Ruth 2, 14-23

découvrir qui tu es, o Christ, pour devenir tien

Saint Jean de la Croix

Le Cantique Spirituel, strophe 37, p. 226s

       Le principal motif, qui fait aspirer l’âme à se voir détachée des liens du corps et réunie au Christ, est le désir de le voir face à face, et de connaître jusque dans leur profondeur ses voies admirables, spécialement les éternels mystères de son Incarnation. Cette connaissance ne formera pas une des moindres parties de la béatitude, suivant la parole que le Christ lui-même adressait à son Père et que nous lisons en saint Jean : La vie éternelle consiste à te connaître, toi, le seul Dieu véritable, et celui que tu as envoyé, Jésus-Christ. L’âme qui parvient à la vision de Dieu aspire tout d’abord à jouir des profonds secrets, des profonds mystères de l’Incarnation et des voies éternelles de Dieu qui s’y rattachent. C’est pourquoi l’âme, après avoir exprimé son désir de se voir dans la beauté de Dieu, s’écrit : Puis aux cavernes élevées, de la pierre nous monterons. Ces cavernes sont fort cachées, et c’est là que nous entrerons. Au suc ces grenades nous goûterons.

       La pierre dont il s’agit, c’est le Christ lui-même, selon ce que dit saint Paul : La pierre était le Christ. Les cavernes élevées de cette pierre ne sont autres que les sublimes et profonds mystères de la sagesse de Dieu, cachées dans le Christ ; de même que les cavernes sont profondes et présentent de nombreuses cavités, ainsi chacun des mystères réunis dans le Christ est un abîme de sagesse qui offre, semblables à des cavités sans nombre, des jugements secrets de prescience de Dieu et de prédestination des enfants des hommes. Aussi l’âme ajoute que ces cavernes sont fort cachées.
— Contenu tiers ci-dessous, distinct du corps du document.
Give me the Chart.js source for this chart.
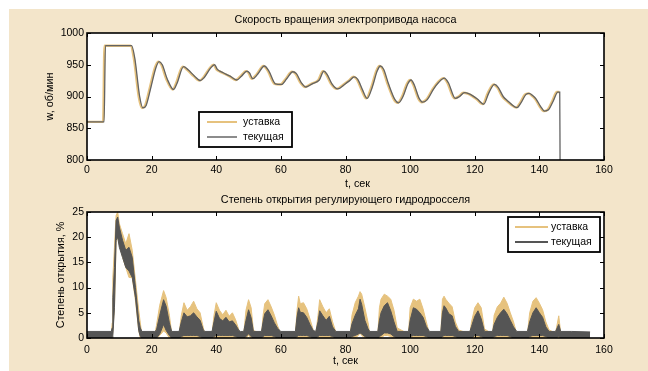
<!DOCTYPE html>
<html><head><meta charset="utf-8">
<script src="https://cdn.jsdelivr.net/npm/chart.js@4.4.1/dist/chart.umd.min.js"></script>
<style>
html,body{margin:0;padding:0;background:#fff;width:648px;height:371px;overflow:hidden;}
#bg{position:absolute;left:9px;top:9px;width:639px;height:362px;background:#F3E5CA;}
#c1{position:absolute;left:9px;top:9px;}
#c2{position:absolute;left:9px;top:192px;}
</style></head>
<body>
<div id="bg"></div>
<canvas id="c1" width="639" height="183"></canvas>
<canvas id="c2" width="639" height="179"></canvas>
<script>
// ---------- Tick labels ----------
const xTicks = [0,20,40,60,80,100,120,140,160];
const wTicks = [800,850,900,950,1000];
const openTicks = [0,5,10,15,20,25];

// ---------- Top chart: pump drive speed ----------
const tSetW = [0,5.0,5.4,13.5,14.5,16,17,18,19.5,21,22,23,24.5,26.5,27.5,29.6,31,33,34.8,36,38,39.2,40,40.8,42,44,46,47.5,49.2,50,51,52.5,54.6,56,58,59.9,61.5,63.4,64.5,66,67.5,69.4,71.6,73,74,75.5,77.3,79.4,81,82.4,83.5,85,86.4,88,89.5,90.5,91.5,93,95,96.1,97.5,99,100,101,102.5,103.6,105,107,108.5,110.3,111.5,113.7,115,116.5,118,119.1,120.5,122.5,124,125.8,127,128.5,129.9,131,132.8,134,135.5,136.6,137.5,138.7,140,141.3,142.5,144,145.4,146.2];
const wSet = [860,860,980,980,960,900,882,886,915,945,955,950,928,911,920,947,942,932,925,930,945,950,943,940,937,932,926,932,940,937,928,935,948,940,920,919,928,939,936,922,915,920,926,940,935,920,912,919,925,931,927,910,897,915,940,948,943,920,895,890,900,920,926,918,897,891,895,912,922,929,922,897,900,906,904,901,896,888,905,919,914,900,893,888,882.5,890,903,905,902,896,885,877,879,893,907,907];

const tCurW = [0,5.3,5.7,13.8,14.8,16.3,17.3,18.3,19.8,21.3,22.3,23.3,24.8,26.8,27.8,29.9,31.3,33.3,35.1,36.3,38.3,39.5,40.3,41.1,42.3,44.3,46.3,47.8,49.5,50.3,51.3,52.8,54.9,56.3,58.3,60.2,61.8,63.7,64.8,66.3,67.8,69.7,71.9,73.3,74.3,75.8,77.6,79.7,81.3,82.7,83.8,85.3,86.7,88.3,89.8,90.8,91.8,93.3,95.3,96.4,97.8,99.3,100.3,101.3,102.8,103.9,105.3,107.3,108.8,110.6,111.8,114,115.3,116.8,118.3,119.4,120.8,122.8,124.3,126.1,127.3,128.8,130.2,131.3,133.1,134.3,135.8,136.9,137.8,139,140.3,141.6,142.8,144.3,145.7,146.3,146.4];
const wCur = [860,860,980,980,960,900,882,886,915,945,955,950,928,911,920,947,942,932,925,930,945,950,943,940,937,932,926,932,940,937,928,935,948,940,920,919,928,939,936,922,915,920,926,940,935,920,912,919,925,931,927,910,897,915,940,948,943,920,895,890,900,920,926,918,897,891,895,912,922,929,922,897,900,906,904,901,896,888,905,919,914,900,893,888,882.5,890,903,905,902,896,885,877,879,893,907,907,800];

// ---------- Bottom chart: throttle opening (noise band envelopes) ----------
const tB = [
 0,7.5,7.8,8,8.5,9,9.5,10,11,12,
 13,14,15,16,16.5,17,21,21.5,22.5,23.7,
 24.5,25.5,26.2,28.5,29.2,30,31,32,33,34,
 35,36,36.5,38.7,39.3,40,41,42,43,44,
 45,46,47,47.5,48.5,49.2,50,50.8,51.5,54,
 54.5,55,56,57,58,59,60,64.5,65,65.5,
 66,67,68,69,70,70.8,71.5,72,73,74,
 75,76,77,81.5,82,83,84,84.5,85,86,
 87,87.5,90,90.5,91,92,93,94,95,96,
 99.5,100,101,102,103,104,105,106,109.5,110,
 110.5,111,112,113,114,115,118.5,119,120,121,
 122,123,125.5,126,127,128,129,130,131,132,
 133,136.3,137,138,139,140,141,142,143,145,
 146,146.6,150,155.7];
const setHi = [
 .8,.8,3,12,18,24.3,25,22.7,20.7,18.7,
 20.7,17.4,11.4,5.5,3,.5,.8,2.5,6.5,9.4,
 8,4.5,1,.8,4.5,7,5.5,6.2,7.3,5.8,
 5,2,.8,.8,4.5,7,5.5,4.6,5.5,4.3,
 5,3.6,1.6,.8,.8,5.5,7.6,6,1.5,.8,
 4.5,6.8,7.6,6.2,4.5,2.4,.8,.8,5.5,8.3,
 6.8,7,5.8,3.8,1.6,.8,4.5,7.6,6.2,5,
 5.8,3.2,1.2,.8,4.5,7,8.3,9.2,8.7,6,
 3,.8,.8,6,7.7,8.7,8.3,7.7,5.5,2,
 .8,6,7.7,7.3,7.7,5.8,3.2,.8,.8,7.7,
 8.3,7.7,6.9,6.2,3.2,1.6,.8,3.2,6,7,
 6,1.8,.8,4.5,6.2,6.9,8.1,6.9,5,3.2,
 .8,.8,5,7.3,8,6.9,5.6,3.2,1.6,1,
 4.4,1,null,null];
const setLo = [
 0,0,0,0,6,19,20,18.7,16,14,
 12,12,7.4,1.5,0,0,0,0,.5,1.4,
 1,0,0,0,0,0,0,0,0,0,
 0,0,0,0,0,0,0,0,0,0,
 0,0,0,0,0,0,.5,0,0,0,
 0,0,0,0,0,0,0,0,0,0,
 0,0,0,0,0,0,0,0,0,0,
 0,0,0,0,0,0,.5,1,.5,0,
 0,0,0,0,0,.5,.5,.3,0,0,
 0,0,0,0,0,0,0,0,0,0,
 0,0,0,0,0,0,0,0,0,0,
 0,0,0,0,0,0,0,0,0,0,
 0,0,0,0,0,0,0,0,0,0,
 0,0,null,null];
const curHi = [
 1.3,1.3,2,8,14,23.3,24,22,19.4,17.4,
 18,16,10,3.5,2,1.3,1.3,1.6,4.5,7.6,
 6.3,3,1.3,1.3,3.2,5,4.2,4.4,5,4.2,
 3.5,1.6,1.3,1.3,3.2,5.3,3.9,3.4,4.1,3.2,
 3.4,2.6,1.5,1.3,1.3,3.5,5.6,4,1.3,1.3,
 3.2,4.8,5.6,4.4,3,1.9,1.3,1.3,4.2,6,
 5.1,5,4.1,2.7,1.5,1.3,3.2,5.4,4.4,3.5,
 4.3,2.2,1.3,1.3,2.8,4.5,5.8,7.7,6.7,3.5,
 1.8,1.3,1.3,3.5,5,6.4,7,5.4,3.2,1.3,
 1.3,3.5,6,5.7,5,4.1,2.3,1.3,1.3,5,
 6.4,6,4.8,4.4,2.3,1.3,1.3,2.3,4.3,5.4,
 3.8,1.3,1.3,2.7,4.1,5,5.7,4.8,3.5,2.2,
 1.3,1.3,3.2,5,6,5,4.1,2.2,1.3,1.3,
 2.7,1.3,1.3,1.2];
const curLo = [
 0,0,0,.5,6,19.4,20,18,16,14,
 13.3,12,8,1.5,.3,0,0,0,.8,2.7,
 1.5,.5,0,0,.3,.5,.5,.5,.5,.5,
 .3,0,0,0,.3,.5,.5,.5,.5,.5,
 .5,.3,0,0,0,.3,.8,.3,0,0,
 .3,.5,.5,.5,.3,0,0,0,.3,.5,
 .5,.5,.5,.3,0,0,.3,.5,.5,.5,
 .5,.3,0,0,.3,.5,.8,1,.8,.3,
 0,0,0,.3,.5,1,1,.8,.3,0,
 0,.3,.5,.5,.5,.5,.3,0,0,.3,
 .5,.5,.5,.5,.3,0,0,0,.5,.5,
 .3,0,0,.3,.5,.5,.5,.5,.3,0,
 0,0,.3,.5,.5,.5,.5,.3,0,0,
 .3,0,0,0];

const labels = ['уставка','текущая'];
const xTitle = 't, сек';
const titles = ['Скорость вращения электропривода насоса', 'Степень открытия регулирующего гидродросселя'];
const yTitles = ['w, об/мин', 'Степень открытия, %'];
const YEL = '#E6C27E';
const GRY = '#636363';
const DGRY = '#555555';
const FONT = "'Liberation Sans', Arial, sans-serif";

const pts = (xs, ys) => xs.map((x, i) => ({x: x, y: ys[i]}));

function centeredText(ctx, text, x, y) {
  ctx.save();
  ctx.font = '10.8px ' + FONT;
  ctx.fillStyle = '#000';
  ctx.textAlign = 'center'; ctx.textBaseline = 'middle';
  ctx.fillText(text, x, y);
  ctx.restore();
}

const matlabAxes = {
  id: 'matlabAxes',
  beforeDraw(chart) {
    const {ctx, chartArea: a} = chart;
    ctx.save(); ctx.fillStyle = '#fff';
    ctx.fillRect(a.left, a.top, a.width, a.height); ctx.restore();
  },
  afterDatasetsDraw(chart) {
    const {ctx, chartArea: a, scales} = chart;
    ctx.save();
    ctx.strokeStyle = '#000'; ctx.lineWidth = 1;
    const L = 4;
    ctx.beginPath();
    scales.x.ticks.forEach(t => {
      const p = Math.round(scales.x.getPixelForValue(t.value)) + 0.5;
      ctx.moveTo(p, a.bottom); ctx.lineTo(p, a.bottom - L);
      ctx.moveTo(p, a.top); ctx.lineTo(p, a.top + L);
    });
    scales.y.ticks.forEach(t => {
      const p = Math.round(scales.y.getPixelForValue(t.value)) + 0.5;
      ctx.moveTo(a.left, p); ctx.lineTo(a.left + L, p);
      ctx.moveTo(a.right, p); ctx.lineTo(a.right - L, p);
    });
    ctx.stroke();
    ctx.lineWidth = 1.6;
    ctx.strokeRect(a.left, a.top, a.width, a.height);
    ctx.restore();
  },
  afterDraw(chart) {
    const ctx = chart.ctx;
    const a = chart.chartArea;
    const cx = (a.left + a.right) / 2;
    const tt = chart.options.plugins.axTitles;
    if (tt) {
      centeredText(ctx, tt.title, cx, tt.titleY);
      centeredText(ctx, tt.xText, cx + tt.xDx, tt.xY);
    }
    const o = chart.options.plugins.boxLegend;
    if (!o) return;
    ctx.save();
    ctx.fillStyle = '#fff';
    ctx.fillRect(o.x, o.y, o.w, o.h);
    ctx.strokeStyle = '#000'; ctx.lineWidth = 1.8;
    ctx.strokeRect(o.x, o.y, o.w, o.h);
    ctx.font = '10.5px ' + FONT;
    ctx.textBaseline = 'middle';
    o.items.forEach((it, i) => {
      const y = o.y + o.rowY[i];
      ctx.strokeStyle = it.color; ctx.lineWidth = it.width;
      ctx.beginPath(); ctx.moveTo(o.x + o.lx0, y); ctx.lineTo(o.x + o.lx1, y); ctx.stroke();
      ctx.fillStyle = '#000';
      ctx.fillText(it.label, o.x + o.tx, y);
    });
    ctx.restore();
  }
};

function scalesCfg(ymin, ymax, yList, yTitle, yWidth, xHeight, xTickPad) {
  return {
    x: {
      type: 'linear', min: 0, max: 160,
      afterBuildTicks: s => { s.ticks = xTicks.map(v => ({value: v})); },
      grid: {display: false, drawTicks: false},
      border: {display: false},
      ticks: {color: '#000', font: {family: FONT, size: 10.5}, padding: xTickPad, maxRotation: 0, callback: v => String(v)},
      title: {display: false},
      afterFit: s => { s.height = xHeight; }
    },
    y: {
      type: 'linear', min: ymin, max: ymax,
      afterBuildTicks: s => { s.ticks = yList.map(v => ({value: v})); },
      grid: {display: false, drawTicks: false},
      border: {display: false},
      ticks: {color: '#000', font: {family: FONT, size: 10.5}, padding: 3, callback: v => String(v)},
      title: {display: true, text: yTitle, color: '#000', font: {family: FONT, size: 10.8}, padding: 0},
      afterFit: s => { s.width = yWidth; }
    }
  };
}

new Chart(document.getElementById('c1'), {
  type: 'line',
  data: {
    datasets: [
      {label: labels[1], data: pts(tCurW, wCur), borderColor: GRY, borderWidth: 1.3, pointRadius: 0, cubicInterpolationMode: 'monotone', order: 0},
      {label: labels[0], data: pts(tSetW, wSet), borderColor: YEL, borderWidth: 2.4, pointRadius: 0, cubicInterpolationMode: 'monotone', order: 1}
    ]
  },
  options: {
    responsive: false, animation: false, devicePixelRatio: 1,
    layout: {padding: {left: 35, right: 44, top: 24, bottom: 0}},
    scales: scalesCfg(800, 1000, wTicks, yTitles[0], 43, 32, 4),
    plugins: {
      legend: {display: false}, tooltip: {enabled: false}, title: {display: false},
      axTitles: {title: titles[0], titleY: 11, xText: xTitle, xDx: 12, xY: 175},
      boxLegend: {x: 190, y: 103, w: 93, h: 35, lx0: 8, lx1: 38, tx: 44, rowY: [10, 25],
        items: [{label: labels[0], color: YEL, width: 2}, {label: labels[1], color: '#8c8c8c', width: 2}]}
    }
  },
  plugins: [matlabAxes]
});

new Chart(document.getElementById('c2'), {
  type: 'line',
  data: {
    datasets: [
      {label: 'setLo', data: pts(tB, setLo), borderColor: YEL, borderWidth: 1, pointRadius: 0, fill: false, order: 3},
      {label: labels[0], data: pts(tB, setHi), borderColor: YEL, backgroundColor: YEL, borderWidth: 1, pointRadius: 0, fill: '-1', order: 2},
      {label: 'curLo', data: pts(tB, curLo), borderColor: DGRY, borderWidth: 1, pointRadius: 0, fill: false, order: 1},
      {label: labels[1], data: pts(tB, curHi), borderColor: DGRY, backgroundColor: DGRY, borderWidth: 1, pointRadius: 0, fill: '-1', order: 0}
    ]
  },
  options: {
    responsive: false, animation: false, devicePixelRatio: 1,
    layout: {padding: {left: 46, right: 44, top: 20, bottom: 0}},
    scales: scalesCfg(0, 25, openTicks, yTitles[1], 32, 33, 5.5),
    plugins: {
      legend: {display: false}, tooltip: {enabled: false}, title: {display: false},
      axTitles: {title: titles[1], titleY: 8, xText: xTitle, xDx: 0, xY: 169},
      boxLegend: {x: 499, y: 25, w: 92, h: 35, lx0: 7, lx1: 40, tx: 43, rowY: [10, 25],
        items: [{label: labels[0], color: YEL, width: 2}, {label: labels[1], color: DGRY, width: 2}]}
    }
  },
  plugins: [matlabAxes]
});
</script>
</body></html>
       C’est ce qui faisait dire à saint Paul, parlant du Christ : En lui sont cachés tous les trésors de la sagesse et de la science. L’âme désire donc entrer véritablement dans les cavernes du Christ afin de s’y plonger, de s‘y transformer, de s’enivrer de l’amour qu’elles contiennent. Mais si elle aspire à se cacher dans le sein de son Bien-Aimé, c’est que lui-même l’y invite, ainsi que nous le voyons au Livre des Cantiques : Lève-toi, hâte-toi, ma bien-aimé, mon unique beauté, et viens dans les trous de la pierre, dans la caverne de la muraille. C’est là que nous entrerons, et au suc des grenades nous goûterons. Le suc de ces grenades représente la jouissance et les délices de l’amour de Dieu qui découlent pour l’âme de la révélation et de la connaissance de ces mystères.